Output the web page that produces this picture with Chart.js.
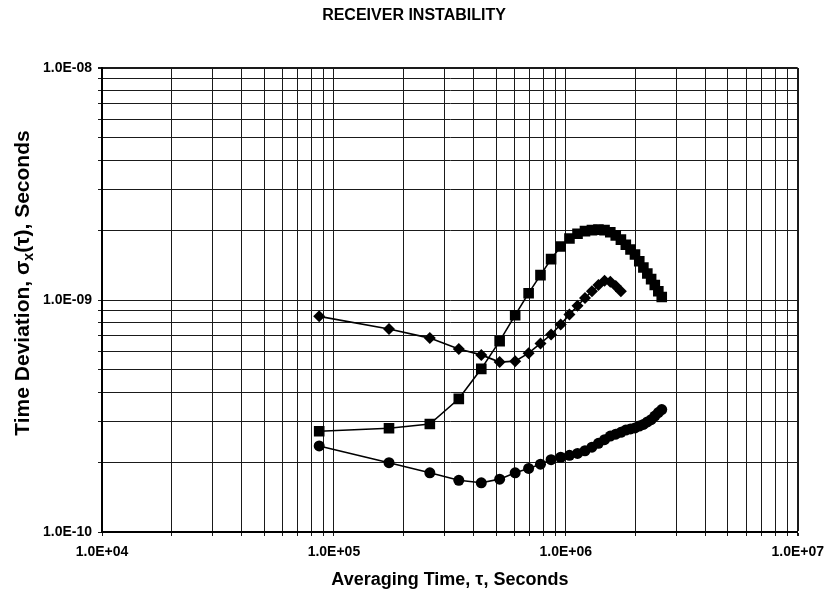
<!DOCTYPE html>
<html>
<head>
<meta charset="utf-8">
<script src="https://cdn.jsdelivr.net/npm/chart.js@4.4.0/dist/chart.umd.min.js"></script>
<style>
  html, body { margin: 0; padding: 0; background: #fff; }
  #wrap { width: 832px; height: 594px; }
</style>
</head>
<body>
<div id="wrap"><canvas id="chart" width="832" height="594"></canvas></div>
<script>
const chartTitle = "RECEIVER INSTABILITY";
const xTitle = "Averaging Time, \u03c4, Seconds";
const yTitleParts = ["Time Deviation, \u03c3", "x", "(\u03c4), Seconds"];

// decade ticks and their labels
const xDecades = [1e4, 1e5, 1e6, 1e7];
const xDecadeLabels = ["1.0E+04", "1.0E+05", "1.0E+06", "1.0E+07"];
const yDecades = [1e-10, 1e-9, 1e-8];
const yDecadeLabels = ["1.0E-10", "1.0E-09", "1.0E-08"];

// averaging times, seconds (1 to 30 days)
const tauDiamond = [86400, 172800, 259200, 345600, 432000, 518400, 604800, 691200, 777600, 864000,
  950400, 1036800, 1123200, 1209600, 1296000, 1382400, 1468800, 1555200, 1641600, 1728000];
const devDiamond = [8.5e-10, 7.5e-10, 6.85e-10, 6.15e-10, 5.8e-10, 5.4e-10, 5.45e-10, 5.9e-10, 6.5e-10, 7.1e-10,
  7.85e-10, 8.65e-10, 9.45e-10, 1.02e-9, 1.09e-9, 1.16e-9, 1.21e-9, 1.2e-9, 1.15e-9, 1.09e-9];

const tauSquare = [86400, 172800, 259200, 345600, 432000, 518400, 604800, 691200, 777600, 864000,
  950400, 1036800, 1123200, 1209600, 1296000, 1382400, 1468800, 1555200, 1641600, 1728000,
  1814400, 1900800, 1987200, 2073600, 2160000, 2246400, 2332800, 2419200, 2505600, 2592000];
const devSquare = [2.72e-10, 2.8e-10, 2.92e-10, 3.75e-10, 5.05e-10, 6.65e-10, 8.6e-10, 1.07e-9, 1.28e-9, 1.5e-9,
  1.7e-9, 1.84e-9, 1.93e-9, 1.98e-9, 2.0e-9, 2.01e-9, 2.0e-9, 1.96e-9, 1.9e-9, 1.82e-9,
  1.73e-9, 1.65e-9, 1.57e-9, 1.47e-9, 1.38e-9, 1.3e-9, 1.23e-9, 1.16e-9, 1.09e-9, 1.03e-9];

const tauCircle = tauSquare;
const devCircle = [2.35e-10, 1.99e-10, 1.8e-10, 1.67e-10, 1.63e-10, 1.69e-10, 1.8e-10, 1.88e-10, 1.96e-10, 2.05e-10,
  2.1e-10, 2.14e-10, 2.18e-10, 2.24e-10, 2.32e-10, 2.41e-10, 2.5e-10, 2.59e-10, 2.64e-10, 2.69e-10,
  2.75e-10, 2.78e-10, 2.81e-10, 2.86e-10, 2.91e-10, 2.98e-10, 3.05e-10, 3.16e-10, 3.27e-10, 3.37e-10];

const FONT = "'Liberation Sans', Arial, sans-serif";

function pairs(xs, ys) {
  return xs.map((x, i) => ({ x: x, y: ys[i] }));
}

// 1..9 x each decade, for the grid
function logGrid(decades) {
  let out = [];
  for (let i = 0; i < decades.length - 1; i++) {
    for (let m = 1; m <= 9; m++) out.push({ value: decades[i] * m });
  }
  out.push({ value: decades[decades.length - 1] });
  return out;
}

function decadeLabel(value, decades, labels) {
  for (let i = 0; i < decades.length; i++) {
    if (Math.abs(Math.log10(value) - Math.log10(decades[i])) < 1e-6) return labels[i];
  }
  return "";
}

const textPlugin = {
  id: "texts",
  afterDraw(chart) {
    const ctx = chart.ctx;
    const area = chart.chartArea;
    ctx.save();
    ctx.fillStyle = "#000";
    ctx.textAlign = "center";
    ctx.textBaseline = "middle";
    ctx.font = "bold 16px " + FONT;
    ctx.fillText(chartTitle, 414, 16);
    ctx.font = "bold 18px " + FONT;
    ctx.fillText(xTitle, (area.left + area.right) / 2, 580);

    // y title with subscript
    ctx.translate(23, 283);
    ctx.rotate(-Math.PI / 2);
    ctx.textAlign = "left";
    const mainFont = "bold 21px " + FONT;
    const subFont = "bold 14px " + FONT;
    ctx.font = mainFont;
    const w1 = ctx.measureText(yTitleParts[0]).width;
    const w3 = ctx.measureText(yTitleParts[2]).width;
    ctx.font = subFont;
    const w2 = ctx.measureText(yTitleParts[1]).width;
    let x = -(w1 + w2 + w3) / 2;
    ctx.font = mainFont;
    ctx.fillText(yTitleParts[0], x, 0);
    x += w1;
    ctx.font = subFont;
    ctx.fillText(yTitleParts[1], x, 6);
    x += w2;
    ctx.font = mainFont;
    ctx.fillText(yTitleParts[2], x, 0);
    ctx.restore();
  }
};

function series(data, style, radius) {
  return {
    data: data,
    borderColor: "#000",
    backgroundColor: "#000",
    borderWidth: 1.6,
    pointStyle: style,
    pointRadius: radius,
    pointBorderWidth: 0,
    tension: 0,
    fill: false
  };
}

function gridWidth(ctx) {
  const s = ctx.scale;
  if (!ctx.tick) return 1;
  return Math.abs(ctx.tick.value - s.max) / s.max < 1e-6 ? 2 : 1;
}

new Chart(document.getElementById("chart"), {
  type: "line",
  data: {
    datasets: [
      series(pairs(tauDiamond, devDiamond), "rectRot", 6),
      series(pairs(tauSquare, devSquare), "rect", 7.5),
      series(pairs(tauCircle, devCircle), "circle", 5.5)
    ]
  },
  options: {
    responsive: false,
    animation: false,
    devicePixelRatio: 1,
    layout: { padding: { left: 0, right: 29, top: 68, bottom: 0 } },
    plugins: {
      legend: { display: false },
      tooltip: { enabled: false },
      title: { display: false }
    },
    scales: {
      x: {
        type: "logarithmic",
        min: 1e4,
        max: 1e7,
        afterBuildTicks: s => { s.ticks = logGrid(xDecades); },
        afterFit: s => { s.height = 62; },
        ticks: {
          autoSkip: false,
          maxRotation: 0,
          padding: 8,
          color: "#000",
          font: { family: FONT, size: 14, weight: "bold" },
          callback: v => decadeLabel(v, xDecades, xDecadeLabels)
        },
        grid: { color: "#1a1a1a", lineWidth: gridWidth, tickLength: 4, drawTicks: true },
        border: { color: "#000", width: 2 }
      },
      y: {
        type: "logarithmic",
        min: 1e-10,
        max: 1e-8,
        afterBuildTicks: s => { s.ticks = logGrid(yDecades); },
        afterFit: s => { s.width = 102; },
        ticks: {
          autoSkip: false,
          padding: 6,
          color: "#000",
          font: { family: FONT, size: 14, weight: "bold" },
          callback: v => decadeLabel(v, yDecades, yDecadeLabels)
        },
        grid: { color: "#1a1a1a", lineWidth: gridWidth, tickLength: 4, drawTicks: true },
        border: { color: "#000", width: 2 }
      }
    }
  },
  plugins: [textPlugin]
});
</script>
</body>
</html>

+ + + + + + +

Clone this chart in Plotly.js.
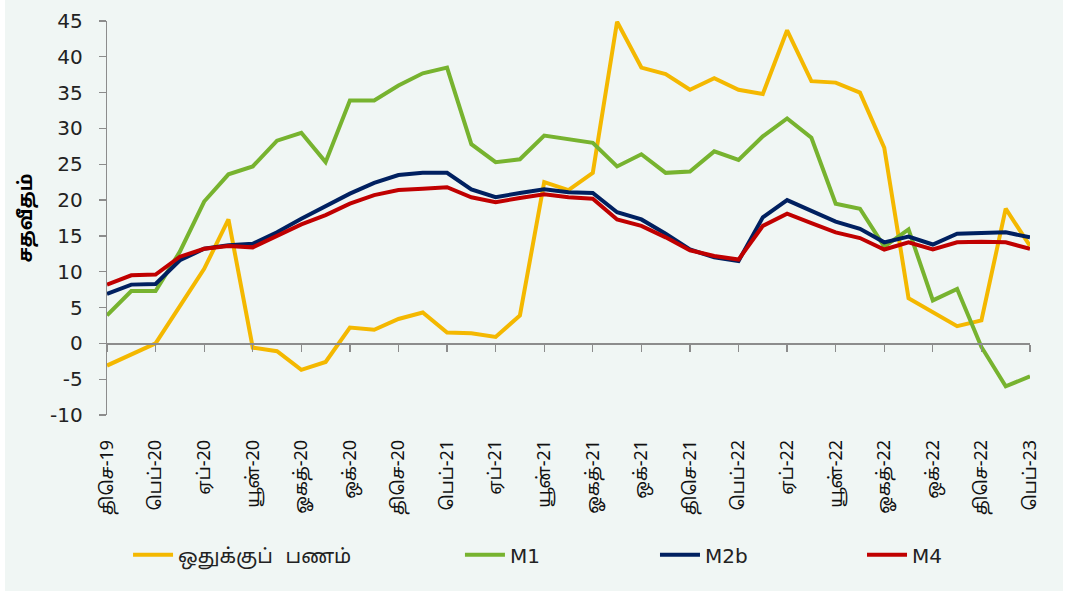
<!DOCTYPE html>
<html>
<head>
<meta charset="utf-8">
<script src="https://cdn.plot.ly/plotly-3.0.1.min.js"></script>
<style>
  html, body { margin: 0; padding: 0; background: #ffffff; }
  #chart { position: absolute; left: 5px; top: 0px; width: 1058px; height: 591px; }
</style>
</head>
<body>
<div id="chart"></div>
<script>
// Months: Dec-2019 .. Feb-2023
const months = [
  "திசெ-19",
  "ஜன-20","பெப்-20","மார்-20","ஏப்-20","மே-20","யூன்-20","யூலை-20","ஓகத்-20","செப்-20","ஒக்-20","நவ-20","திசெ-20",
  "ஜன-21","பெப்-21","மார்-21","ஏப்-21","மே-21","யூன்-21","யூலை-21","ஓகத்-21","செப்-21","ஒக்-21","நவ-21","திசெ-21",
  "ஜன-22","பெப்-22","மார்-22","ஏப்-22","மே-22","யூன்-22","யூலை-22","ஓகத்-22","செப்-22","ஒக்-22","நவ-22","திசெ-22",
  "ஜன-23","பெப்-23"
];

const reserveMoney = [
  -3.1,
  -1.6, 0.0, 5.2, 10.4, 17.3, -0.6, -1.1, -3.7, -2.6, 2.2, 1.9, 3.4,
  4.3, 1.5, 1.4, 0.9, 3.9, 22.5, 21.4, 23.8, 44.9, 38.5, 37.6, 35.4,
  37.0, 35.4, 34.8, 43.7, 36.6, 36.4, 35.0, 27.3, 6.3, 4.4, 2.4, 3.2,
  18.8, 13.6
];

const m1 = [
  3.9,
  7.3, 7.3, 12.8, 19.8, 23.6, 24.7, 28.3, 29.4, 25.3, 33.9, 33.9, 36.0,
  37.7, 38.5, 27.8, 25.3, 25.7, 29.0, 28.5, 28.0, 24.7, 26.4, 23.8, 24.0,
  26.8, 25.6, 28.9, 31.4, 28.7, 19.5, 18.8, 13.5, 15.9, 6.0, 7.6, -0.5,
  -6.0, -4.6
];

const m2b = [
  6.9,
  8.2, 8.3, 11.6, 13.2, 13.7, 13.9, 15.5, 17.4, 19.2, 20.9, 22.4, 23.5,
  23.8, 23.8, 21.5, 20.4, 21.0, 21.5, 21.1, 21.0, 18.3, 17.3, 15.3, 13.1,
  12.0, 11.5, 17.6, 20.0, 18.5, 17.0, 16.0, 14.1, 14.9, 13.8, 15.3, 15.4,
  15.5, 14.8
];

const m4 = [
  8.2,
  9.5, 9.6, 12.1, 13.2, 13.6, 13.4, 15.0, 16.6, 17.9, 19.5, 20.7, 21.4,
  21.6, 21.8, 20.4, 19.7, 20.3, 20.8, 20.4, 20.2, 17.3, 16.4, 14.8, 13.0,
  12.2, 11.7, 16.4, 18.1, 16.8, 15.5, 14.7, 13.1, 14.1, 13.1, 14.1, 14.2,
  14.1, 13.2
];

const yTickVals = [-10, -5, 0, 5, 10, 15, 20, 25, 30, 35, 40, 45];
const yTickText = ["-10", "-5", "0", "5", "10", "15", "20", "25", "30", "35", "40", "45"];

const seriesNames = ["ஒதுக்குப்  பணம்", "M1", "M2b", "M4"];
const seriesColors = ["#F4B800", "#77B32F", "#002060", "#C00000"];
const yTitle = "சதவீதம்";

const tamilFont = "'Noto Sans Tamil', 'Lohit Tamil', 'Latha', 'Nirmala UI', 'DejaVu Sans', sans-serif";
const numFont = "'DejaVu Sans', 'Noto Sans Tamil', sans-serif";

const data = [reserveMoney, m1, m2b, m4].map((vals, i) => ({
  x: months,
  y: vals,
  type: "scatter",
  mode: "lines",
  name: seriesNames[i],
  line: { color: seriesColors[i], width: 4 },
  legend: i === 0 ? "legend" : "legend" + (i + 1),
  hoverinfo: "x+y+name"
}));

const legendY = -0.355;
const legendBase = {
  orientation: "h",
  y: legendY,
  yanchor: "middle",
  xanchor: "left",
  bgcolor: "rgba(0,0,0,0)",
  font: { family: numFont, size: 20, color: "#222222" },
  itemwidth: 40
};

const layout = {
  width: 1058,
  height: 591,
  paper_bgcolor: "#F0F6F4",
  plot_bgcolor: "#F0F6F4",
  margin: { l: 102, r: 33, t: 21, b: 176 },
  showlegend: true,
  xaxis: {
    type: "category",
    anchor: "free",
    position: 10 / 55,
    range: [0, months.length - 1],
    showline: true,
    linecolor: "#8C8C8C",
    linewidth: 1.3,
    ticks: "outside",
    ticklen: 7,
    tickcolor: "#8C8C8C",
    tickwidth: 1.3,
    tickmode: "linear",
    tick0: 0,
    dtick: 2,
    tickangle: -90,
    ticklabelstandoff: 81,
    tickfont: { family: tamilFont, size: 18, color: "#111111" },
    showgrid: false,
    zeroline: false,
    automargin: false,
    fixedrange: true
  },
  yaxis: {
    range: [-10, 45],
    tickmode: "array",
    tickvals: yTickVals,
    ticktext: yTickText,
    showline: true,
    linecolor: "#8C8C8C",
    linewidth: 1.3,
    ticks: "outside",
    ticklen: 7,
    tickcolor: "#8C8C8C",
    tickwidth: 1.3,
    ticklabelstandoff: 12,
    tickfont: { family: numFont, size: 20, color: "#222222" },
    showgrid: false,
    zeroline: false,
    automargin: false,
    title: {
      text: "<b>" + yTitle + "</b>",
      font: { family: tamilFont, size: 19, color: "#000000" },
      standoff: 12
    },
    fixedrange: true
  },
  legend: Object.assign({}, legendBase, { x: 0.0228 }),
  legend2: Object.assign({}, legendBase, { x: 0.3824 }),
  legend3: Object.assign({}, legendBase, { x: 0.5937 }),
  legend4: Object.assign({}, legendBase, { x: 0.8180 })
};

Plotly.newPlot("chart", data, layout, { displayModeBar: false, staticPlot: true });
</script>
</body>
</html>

+ + + + + + +

- **AIM**
Pick out the part that begins with the line containing "Output the web" and finishes with the line containing "3.16e-10, 3.27e-10, 3.37e-10];", both included. Restate it exactly, without images.

- **REPLY**
Output the web page that produces this picture with Chart.js.
<!DOCTYPE html>
<html>
<head>
<meta charset="utf-8">
<script src="https://cdn.jsdelivr.net/npm/chart.js@4.4.0/dist/chart.umd.min.js"></script>
<style>
  html, body { margin: 0; padding: 0; background: #fff; }
  #wrap { width: 832px; height: 594px; }
</style>
</head>
<body>
<div id="wrap"><canvas id="chart" width="832" height="594"></canvas></div>
<script>
const chartTitle = "RECEIVER INSTABILITY";
const xTitle = "Averaging Time, \u03c4, Seconds";
const yTitleParts = ["Time Deviation, \u03c3", "x", "(\u03c4), Seconds"];

// decade ticks and their labels
const xDecades = [1e4, 1e5, 1e6, 1e7];
const xDecadeLabels = ["1.0E+04", "1.0E+05", "1.0E+06", "1.0E+07"];
const yDecades = [1e-10, 1e-9, 1e-8];
const yDecadeLabels = ["1.0E-10", "1.0E-09", "1.0E-08"];

// averaging times, seconds (1 to 30 days)
const tauDiamond = [86400, 172800, 259200, 345600, 432000, 518400, 604800, 691200, 777600, 864000,
  950400, 1036800, 1123200, 1209600, 1296000, 1382400, 1468800, 1555200, 1641600, 1728000];
const devDiamond = [8.5e-10, 7.5e-10, 6.85e-10, 6.15e-10, 5.8e-10, 5.4e-10, 5.45e-10, 5.9e-10, 6.5e-10, 7.1e-10,
  7.85e-10, 8.65e-10, 9.45e-10, 1.02e-9, 1.09e-9, 1.16e-9, 1.21e-9, 1.2e-9, 1.15e-9, 1.09e-9];

const tauSquare = [86400, 172800, 259200, 345600, 432000, 518400, 604800, 691200, 777600, 864000,
  950400, 1036800, 1123200, 1209600, 1296000, 1382400, 1468800, 1555200, 1641600, 1728000,
  1814400, 1900800, 1987200, 2073600, 2160000, 2246400, 2332800, 2419200, 2505600, 2592000];
const devSquare = [2.72e-10, 2.8e-10, 2.92e-10, 3.75e-10, 5.05e-10, 6.65e-10, 8.6e-10, 1.07e-9, 1.28e-9, 1.5e-9,
  1.7e-9, 1.84e-9, 1.93e-9, 1.98e-9, 2.0e-9, 2.01e-9, 2.0e-9, 1.96e-9, 1.9e-9, 1.82e-9,
  1.73e-9, 1.65e-9, 1.57e-9, 1.47e-9, 1.38e-9, 1.3e-9, 1.23e-9, 1.16e-9, 1.09e-9, 1.03e-9];

const tauCircle = tauSquare;
const devCircle = [2.35e-10, 1.99e-10, 1.8e-10, 1.67e-10, 1.63e-10, 1.69e-10, 1.8e-10, 1.88e-10, 1.96e-10, 2.05e-10,
  2.1e-10, 2.14e-10, 2.18e-10, 2.24e-10, 2.32e-10, 2.41e-10, 2.5e-10, 2.59e-10, 2.64e-10, 2.69e-10,
  2.75e-10, 2.78e-10, 2.81e-10, 2.86e-10, 2.91e-10, 2.98e-10, 3.05e-10, 3.16e-10, 3.27e-10, 3.37e-10];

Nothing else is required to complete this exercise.